• INSTRUCTIONS FOR THE TASK
Show every line containing "React" by copying it.

• WORKING DATA
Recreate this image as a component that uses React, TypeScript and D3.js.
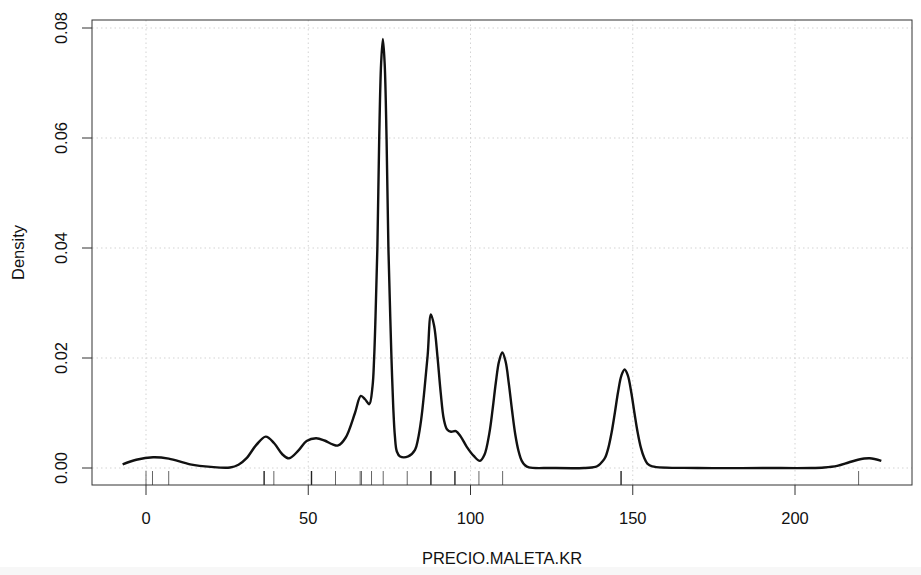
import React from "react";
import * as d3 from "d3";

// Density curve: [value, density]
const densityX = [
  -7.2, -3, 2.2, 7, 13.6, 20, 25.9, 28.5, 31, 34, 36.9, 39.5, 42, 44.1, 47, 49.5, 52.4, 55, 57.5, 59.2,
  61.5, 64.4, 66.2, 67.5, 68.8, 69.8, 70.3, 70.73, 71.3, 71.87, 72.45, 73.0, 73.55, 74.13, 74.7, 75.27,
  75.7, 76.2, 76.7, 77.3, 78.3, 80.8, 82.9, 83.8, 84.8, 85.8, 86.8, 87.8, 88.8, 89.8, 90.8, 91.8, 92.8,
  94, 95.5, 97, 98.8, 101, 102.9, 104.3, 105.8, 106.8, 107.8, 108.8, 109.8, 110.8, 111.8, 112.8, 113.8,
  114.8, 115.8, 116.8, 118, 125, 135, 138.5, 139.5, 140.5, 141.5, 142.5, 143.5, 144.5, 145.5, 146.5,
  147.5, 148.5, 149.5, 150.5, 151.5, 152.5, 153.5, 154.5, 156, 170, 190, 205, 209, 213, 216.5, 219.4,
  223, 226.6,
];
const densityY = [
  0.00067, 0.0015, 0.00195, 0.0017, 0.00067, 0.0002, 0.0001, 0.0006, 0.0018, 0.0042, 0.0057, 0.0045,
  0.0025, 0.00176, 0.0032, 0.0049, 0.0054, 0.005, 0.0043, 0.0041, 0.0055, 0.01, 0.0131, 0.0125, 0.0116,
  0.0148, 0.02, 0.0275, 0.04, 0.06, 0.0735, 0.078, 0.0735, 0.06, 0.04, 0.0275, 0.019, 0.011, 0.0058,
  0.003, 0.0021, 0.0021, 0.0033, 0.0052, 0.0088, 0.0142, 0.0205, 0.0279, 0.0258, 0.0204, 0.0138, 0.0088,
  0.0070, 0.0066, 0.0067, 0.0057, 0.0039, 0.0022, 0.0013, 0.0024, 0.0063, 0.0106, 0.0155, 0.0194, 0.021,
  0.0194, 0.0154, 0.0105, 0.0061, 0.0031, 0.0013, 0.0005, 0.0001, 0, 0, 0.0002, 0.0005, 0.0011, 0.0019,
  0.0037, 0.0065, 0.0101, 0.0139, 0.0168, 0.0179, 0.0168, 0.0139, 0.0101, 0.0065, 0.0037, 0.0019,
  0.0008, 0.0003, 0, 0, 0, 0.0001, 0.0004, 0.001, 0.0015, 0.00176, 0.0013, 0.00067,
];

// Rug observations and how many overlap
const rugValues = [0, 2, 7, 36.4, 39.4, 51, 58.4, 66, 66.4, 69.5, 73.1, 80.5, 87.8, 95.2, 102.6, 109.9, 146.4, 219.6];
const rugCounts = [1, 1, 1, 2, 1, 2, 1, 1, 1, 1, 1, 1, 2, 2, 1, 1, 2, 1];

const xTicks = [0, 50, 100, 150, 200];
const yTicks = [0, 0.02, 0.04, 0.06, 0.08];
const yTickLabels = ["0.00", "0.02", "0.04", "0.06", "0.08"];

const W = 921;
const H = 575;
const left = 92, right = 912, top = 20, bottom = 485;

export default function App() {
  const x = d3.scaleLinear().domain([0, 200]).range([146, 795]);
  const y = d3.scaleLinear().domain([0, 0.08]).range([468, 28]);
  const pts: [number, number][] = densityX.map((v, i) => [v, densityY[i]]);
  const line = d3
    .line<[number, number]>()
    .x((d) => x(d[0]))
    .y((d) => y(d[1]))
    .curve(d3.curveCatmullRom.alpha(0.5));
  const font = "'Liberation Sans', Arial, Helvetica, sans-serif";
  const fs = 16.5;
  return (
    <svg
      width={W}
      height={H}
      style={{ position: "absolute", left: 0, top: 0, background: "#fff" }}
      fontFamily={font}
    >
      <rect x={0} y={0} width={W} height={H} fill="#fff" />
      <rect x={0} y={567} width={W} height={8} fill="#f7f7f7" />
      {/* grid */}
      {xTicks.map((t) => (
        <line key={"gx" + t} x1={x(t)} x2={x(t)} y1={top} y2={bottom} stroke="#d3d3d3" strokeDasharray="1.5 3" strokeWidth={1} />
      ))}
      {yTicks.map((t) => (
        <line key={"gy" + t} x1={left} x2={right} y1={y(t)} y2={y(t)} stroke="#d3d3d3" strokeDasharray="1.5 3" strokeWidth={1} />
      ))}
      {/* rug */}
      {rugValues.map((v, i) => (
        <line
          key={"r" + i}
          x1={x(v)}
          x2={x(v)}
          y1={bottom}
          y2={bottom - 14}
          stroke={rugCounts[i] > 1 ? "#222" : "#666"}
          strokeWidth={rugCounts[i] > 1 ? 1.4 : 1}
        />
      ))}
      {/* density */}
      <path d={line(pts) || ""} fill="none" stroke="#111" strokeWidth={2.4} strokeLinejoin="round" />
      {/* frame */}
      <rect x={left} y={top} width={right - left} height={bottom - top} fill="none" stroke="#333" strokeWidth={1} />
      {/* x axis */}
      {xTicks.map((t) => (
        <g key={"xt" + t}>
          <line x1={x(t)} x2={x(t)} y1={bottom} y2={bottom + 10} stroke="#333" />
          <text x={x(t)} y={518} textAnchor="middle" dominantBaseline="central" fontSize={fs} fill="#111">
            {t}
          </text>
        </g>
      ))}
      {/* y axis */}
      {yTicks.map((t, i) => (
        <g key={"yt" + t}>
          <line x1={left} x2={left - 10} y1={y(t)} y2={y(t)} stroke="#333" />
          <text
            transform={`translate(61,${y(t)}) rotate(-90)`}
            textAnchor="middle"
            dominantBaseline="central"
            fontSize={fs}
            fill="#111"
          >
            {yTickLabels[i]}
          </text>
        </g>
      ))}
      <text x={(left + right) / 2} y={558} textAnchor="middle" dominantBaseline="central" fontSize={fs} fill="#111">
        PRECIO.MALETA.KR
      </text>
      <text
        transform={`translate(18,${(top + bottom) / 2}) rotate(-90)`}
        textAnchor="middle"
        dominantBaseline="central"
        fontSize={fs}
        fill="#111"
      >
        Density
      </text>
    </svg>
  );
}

* * *

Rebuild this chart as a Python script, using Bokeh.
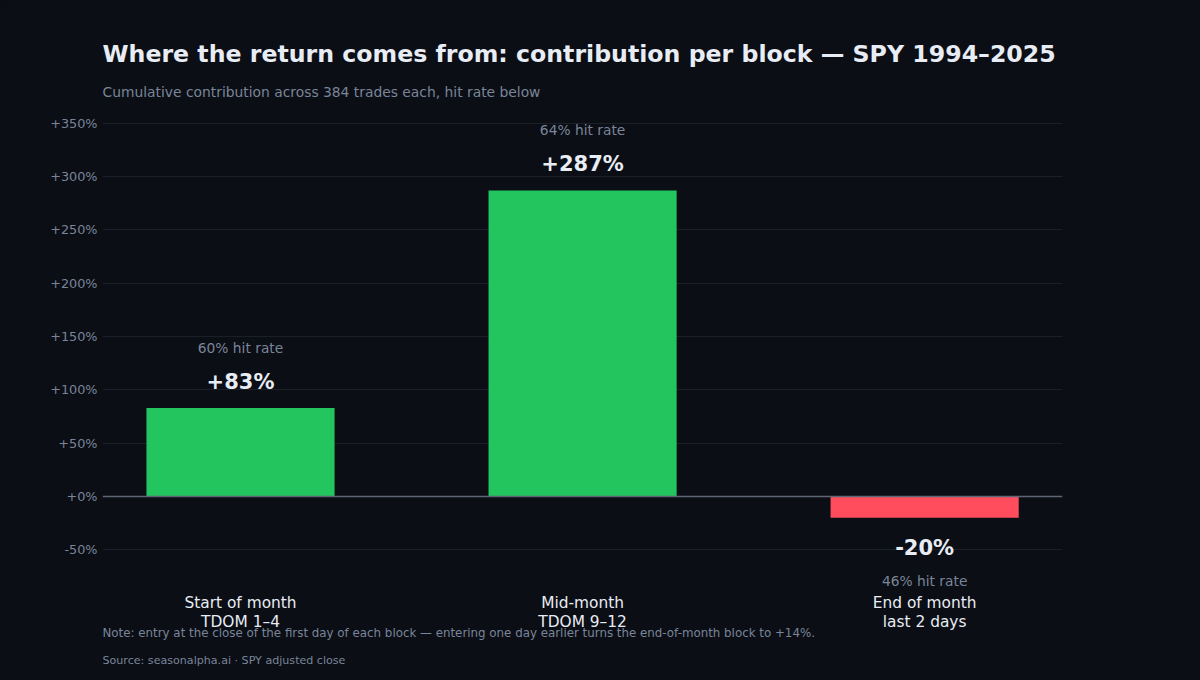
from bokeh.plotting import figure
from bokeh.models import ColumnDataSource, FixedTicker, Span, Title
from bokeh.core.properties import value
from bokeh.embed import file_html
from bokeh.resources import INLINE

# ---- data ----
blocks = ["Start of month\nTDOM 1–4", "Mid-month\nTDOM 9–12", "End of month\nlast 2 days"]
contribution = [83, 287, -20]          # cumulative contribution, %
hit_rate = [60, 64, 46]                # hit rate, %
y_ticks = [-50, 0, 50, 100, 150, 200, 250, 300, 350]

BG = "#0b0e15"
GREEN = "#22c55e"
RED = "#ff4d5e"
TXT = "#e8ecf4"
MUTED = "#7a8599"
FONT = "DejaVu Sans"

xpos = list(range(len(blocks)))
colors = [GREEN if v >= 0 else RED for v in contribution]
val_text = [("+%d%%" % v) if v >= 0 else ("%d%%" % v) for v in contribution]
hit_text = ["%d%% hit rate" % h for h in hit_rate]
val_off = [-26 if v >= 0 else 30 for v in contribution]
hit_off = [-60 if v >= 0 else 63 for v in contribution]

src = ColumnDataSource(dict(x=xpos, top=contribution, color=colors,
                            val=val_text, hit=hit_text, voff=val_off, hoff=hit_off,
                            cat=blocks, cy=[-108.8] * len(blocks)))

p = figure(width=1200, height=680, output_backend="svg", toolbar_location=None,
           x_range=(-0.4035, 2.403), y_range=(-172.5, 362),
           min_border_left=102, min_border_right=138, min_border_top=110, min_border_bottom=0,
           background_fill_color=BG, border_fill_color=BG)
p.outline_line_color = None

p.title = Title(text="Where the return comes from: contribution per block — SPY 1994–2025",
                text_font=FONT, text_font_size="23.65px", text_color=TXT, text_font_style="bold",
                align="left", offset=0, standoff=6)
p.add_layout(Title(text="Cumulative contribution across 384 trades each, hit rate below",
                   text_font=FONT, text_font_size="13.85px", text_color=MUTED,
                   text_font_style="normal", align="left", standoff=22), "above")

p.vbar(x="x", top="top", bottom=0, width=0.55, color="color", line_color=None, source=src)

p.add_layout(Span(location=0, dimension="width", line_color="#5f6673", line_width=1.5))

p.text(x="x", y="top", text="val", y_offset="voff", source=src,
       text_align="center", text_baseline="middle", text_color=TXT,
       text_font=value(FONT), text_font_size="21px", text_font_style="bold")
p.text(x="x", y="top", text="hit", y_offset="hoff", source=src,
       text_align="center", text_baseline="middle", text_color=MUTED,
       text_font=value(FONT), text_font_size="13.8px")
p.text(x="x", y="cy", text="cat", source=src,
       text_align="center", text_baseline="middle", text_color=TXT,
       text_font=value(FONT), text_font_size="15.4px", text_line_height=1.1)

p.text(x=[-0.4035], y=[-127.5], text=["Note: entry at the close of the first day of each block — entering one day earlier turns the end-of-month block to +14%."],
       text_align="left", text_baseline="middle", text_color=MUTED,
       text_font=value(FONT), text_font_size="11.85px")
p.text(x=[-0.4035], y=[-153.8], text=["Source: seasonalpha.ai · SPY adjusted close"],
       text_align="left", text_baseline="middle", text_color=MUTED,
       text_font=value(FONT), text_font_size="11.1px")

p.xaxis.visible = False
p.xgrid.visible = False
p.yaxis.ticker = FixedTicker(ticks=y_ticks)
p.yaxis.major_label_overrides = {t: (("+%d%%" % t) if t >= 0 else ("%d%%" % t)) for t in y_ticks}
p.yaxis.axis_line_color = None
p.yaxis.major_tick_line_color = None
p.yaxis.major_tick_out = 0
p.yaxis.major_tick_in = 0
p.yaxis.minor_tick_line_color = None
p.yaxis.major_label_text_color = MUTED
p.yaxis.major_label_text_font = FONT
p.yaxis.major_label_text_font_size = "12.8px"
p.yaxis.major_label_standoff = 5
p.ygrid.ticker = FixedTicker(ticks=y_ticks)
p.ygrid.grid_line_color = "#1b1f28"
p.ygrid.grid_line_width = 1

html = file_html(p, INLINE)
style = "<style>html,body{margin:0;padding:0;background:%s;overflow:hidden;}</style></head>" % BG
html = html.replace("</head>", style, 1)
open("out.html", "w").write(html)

--

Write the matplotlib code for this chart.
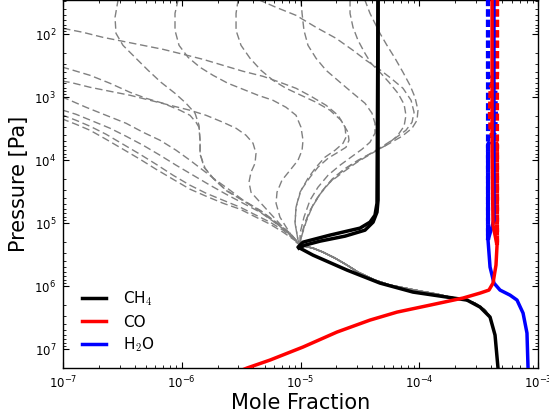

• FULL RESPONSE
Recreate this image as a component that uses React, TypeScript and D3.js.
import React from "react";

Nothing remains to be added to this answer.